先週末、熊本へ。こうのとりのゆりかごについて、関係者の話を聞いてきた。その数日前は、同和地区で暮らす人たちや、虐待に係る福祉事業に取り組む人たちから、まちづくりの相談を受けた
様々な立場の人たちと接していると、世の中は曖昧な要素があるからこそ成立しているんだなと、諒解できる。曖昧だからこそ、安寧に暮らせる人たちがいる。そして誰かを誠実に思いやり、曖昧さの中の矛盾を認め、寡黙に生きている人たちがいる。その曖昧さを、偏見と自己顕示欲で突き崩すことはもちろん、安易な正義感で真実を見極めようとする行為が、とても危ういことに、気付く。
ぼくらは、知識を強く欲してしまう時代に生きている。何が真実なのか、非常に判りにくい時代だからだ。
知識をもって市井の真実を見極めようとする性、つまり「知性」とは、ヒトの普遍的な欲求と結びつく。ぼくらは、膨大な情報の波に埋もれながら、情報を疑い、知識を求め、その先の真実をつかみ取りたいと願う。そしてその正義を主張することにこそ「自分」があると信じるのだ。
真実を見極めようとする姿勢は否定できない。しかし真実は、特定の文化から眺めたある一面の「見方」に過ぎない事実を忘れてはいけない。そして、知識を得れば得る程、その先に立ちはだかる見えない壁は巨大になっていく。覚悟なく壁に対峙した時、抱えきれない程の挫折感に覆い尽くされる。その先の、終わりが見えないのだ。
「知性」の限界に気付いたぼくらがとる行動は2通りある。それは、新たな「知性」の地平を求めるか、あるいは「知性」を放棄するか。
正確には、この選択双方に今の「知性」が伴う。その矛盾を抱え込みながら挑戦していくことになる。そして、徹底的な「知性」の放棄がもたらすものは死、である。

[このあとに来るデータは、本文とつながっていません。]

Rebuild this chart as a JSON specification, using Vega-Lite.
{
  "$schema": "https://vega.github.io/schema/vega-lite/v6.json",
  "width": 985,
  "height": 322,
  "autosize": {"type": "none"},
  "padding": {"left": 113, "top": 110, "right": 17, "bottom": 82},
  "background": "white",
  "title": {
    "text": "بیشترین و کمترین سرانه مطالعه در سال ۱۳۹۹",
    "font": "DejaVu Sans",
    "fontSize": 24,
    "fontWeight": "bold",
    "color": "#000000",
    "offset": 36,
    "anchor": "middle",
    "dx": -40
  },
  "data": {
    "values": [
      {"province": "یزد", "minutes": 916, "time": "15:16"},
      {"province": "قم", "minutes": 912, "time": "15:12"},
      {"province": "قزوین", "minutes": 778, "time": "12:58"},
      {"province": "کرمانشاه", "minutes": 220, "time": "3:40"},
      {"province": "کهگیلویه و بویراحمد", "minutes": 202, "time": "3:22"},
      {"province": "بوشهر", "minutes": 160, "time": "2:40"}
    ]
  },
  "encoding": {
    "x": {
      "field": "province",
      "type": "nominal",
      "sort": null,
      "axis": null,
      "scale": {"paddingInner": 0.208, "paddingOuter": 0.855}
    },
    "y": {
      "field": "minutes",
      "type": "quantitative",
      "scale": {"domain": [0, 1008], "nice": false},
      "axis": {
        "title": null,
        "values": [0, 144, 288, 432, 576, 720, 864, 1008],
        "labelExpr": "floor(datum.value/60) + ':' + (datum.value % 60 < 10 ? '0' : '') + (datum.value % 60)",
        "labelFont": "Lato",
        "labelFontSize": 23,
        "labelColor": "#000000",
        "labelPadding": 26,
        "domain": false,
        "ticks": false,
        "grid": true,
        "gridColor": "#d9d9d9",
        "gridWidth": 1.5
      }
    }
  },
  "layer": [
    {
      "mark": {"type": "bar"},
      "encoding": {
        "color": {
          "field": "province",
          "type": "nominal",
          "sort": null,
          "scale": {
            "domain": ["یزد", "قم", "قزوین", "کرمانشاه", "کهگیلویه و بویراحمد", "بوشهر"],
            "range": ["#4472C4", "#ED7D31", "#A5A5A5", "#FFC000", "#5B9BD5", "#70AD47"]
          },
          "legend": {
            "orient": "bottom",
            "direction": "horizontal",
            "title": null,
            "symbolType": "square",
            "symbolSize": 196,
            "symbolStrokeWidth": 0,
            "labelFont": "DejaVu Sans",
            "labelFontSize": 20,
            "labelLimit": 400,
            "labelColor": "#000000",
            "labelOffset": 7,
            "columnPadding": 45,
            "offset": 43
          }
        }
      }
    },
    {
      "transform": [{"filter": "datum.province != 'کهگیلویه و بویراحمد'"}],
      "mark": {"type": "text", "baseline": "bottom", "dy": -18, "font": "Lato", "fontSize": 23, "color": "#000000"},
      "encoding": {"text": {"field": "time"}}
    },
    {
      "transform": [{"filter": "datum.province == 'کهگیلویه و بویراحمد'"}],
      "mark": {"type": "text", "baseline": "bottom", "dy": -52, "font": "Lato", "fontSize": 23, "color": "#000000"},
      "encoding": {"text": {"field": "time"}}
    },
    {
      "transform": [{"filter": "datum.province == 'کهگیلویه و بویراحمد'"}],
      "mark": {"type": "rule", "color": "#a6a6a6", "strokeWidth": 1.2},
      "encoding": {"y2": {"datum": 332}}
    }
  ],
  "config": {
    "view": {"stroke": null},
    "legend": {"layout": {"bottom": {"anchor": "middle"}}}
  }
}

だからこそ、伝統的な日本の精神において、死は特別な意味を持っていた。限りなく死に近づくことで「自然(ジネン)」と一体化する営みこそが「修行」だった。
つまり「知性」に対する挑戦は、人間と自然との関係にこそある。先日お会いした森田真生さん、左京泰明さん、内山節さんは、いずれもこのテーマに果敢に挑んでいると言っていい。3人に共通していることは「人間は自然である」と諒解していることだ。
正確には、森田さんは新たな「知性」を求め、左京さんは新たな「知性」を支える基盤を作る。そして内山さんは、今の「知性」を放棄する哲学を、これからの暮らしに定着させようと模索する。
そして、まちづくりに携わるぼくらも同じく、この事実を諒解し、挑戦しなければならない。その時に気をつけること。そのひとつは、「知性」で戦い傷つく人たちの存在を、思いやるということだ。
残念ながら、立ちはだかった壁を突き崩すことができる強い人たちはごく僅かである。多くの人たちは、壁の前で立ち尽くすか、あるいは、その挑戦すらせずに(あるいは、できずに)、社会の中へと埋もれてしまう。
現代の格差社会とは、「自分」が「知性」により規定されているからこそ生まれている。特に、「知性」が経済と強く連関する都市部においてそれは顕著となる。その中でぼくらがとるべき態度は、「社会福祉」とのつながりを担保したイエを、コミュニティを、まちを、デザインしていくことである。ぼくらは常に「社会福祉」を携えるべき時代を生きていく。
「知性」との戦いの中で、これから一層、自分自身の「弱さ」に気付くことがあるだろう。その時は、相手の手を柔らかく握り返してやればいい。その感触で、終わりのない戦いに終止符を打ち、次なる一歩を踏み出すのだ。ぼくらはその勇気を、手にしなくてはいけない。
もう一度引用しよう。人生とは、何か計画している時起きてしまう別の出来事の事である。